Out of the lines below, please list those that hold the string "matplotlib".

==*==

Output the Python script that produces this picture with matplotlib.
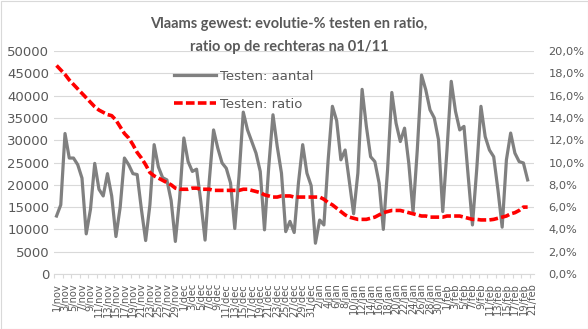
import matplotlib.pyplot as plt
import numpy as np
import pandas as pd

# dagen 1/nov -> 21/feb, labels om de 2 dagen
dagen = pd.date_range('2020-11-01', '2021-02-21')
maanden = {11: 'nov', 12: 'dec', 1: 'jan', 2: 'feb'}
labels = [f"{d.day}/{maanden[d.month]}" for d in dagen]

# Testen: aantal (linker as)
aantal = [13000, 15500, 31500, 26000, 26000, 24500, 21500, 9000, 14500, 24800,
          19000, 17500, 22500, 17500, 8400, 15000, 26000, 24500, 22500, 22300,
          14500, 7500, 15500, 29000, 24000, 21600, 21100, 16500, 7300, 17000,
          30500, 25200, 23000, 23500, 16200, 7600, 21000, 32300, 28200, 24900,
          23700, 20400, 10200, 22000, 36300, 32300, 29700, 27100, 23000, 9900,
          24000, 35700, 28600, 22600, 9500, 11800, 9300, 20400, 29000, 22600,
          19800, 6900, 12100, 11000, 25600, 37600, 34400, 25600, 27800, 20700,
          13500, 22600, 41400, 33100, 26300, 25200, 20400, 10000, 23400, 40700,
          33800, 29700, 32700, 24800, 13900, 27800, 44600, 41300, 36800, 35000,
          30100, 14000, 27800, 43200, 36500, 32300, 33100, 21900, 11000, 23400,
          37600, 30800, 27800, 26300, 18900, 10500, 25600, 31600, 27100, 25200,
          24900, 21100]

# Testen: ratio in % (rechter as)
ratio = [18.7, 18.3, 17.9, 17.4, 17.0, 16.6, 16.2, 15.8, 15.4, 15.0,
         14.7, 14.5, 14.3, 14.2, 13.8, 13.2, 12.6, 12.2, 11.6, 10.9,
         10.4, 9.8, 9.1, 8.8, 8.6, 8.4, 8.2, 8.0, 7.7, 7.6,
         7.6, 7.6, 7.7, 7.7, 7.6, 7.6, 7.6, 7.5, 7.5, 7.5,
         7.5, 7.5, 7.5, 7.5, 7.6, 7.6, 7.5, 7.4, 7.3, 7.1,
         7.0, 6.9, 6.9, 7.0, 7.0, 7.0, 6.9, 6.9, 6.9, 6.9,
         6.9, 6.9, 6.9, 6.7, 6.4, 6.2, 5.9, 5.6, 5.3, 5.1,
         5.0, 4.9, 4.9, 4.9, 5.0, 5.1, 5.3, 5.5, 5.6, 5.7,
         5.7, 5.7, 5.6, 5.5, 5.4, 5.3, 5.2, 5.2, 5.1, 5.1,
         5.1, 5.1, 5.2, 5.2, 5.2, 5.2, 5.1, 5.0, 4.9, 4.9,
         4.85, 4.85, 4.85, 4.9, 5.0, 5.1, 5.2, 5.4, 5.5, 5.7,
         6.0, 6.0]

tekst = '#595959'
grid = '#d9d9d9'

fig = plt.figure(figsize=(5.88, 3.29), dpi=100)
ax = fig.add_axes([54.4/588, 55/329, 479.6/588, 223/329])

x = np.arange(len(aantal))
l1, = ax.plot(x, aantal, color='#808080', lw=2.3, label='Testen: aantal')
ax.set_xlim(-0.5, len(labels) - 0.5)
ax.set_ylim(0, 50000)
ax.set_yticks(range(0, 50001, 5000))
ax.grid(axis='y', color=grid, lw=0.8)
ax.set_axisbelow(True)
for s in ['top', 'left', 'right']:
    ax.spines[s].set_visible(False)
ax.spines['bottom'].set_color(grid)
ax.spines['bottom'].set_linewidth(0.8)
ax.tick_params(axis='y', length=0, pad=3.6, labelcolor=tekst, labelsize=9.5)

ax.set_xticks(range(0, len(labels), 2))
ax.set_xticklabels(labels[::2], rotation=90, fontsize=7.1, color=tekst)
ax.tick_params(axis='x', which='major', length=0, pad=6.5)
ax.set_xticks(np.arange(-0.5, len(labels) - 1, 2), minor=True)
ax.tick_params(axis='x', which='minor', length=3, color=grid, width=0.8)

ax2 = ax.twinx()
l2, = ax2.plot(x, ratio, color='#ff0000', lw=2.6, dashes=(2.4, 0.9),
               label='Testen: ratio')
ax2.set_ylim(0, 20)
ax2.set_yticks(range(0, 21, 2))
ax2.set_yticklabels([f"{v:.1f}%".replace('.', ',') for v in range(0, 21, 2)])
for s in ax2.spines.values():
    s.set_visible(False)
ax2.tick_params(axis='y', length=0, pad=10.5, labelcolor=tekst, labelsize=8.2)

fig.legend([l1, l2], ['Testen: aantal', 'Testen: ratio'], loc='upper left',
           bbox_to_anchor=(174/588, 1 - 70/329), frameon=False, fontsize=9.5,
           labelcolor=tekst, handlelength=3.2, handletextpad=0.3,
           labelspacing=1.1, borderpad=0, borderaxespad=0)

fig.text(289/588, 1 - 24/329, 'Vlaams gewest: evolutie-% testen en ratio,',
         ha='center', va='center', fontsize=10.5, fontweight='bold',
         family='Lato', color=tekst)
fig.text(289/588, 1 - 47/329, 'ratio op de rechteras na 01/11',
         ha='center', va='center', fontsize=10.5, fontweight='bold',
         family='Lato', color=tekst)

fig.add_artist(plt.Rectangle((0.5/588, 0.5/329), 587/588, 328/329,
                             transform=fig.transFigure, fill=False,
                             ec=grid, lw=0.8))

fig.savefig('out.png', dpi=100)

==*==

Finished task:
Output the Python script that produces this picture with matplotlib.
import matplotlib.pyplot as plt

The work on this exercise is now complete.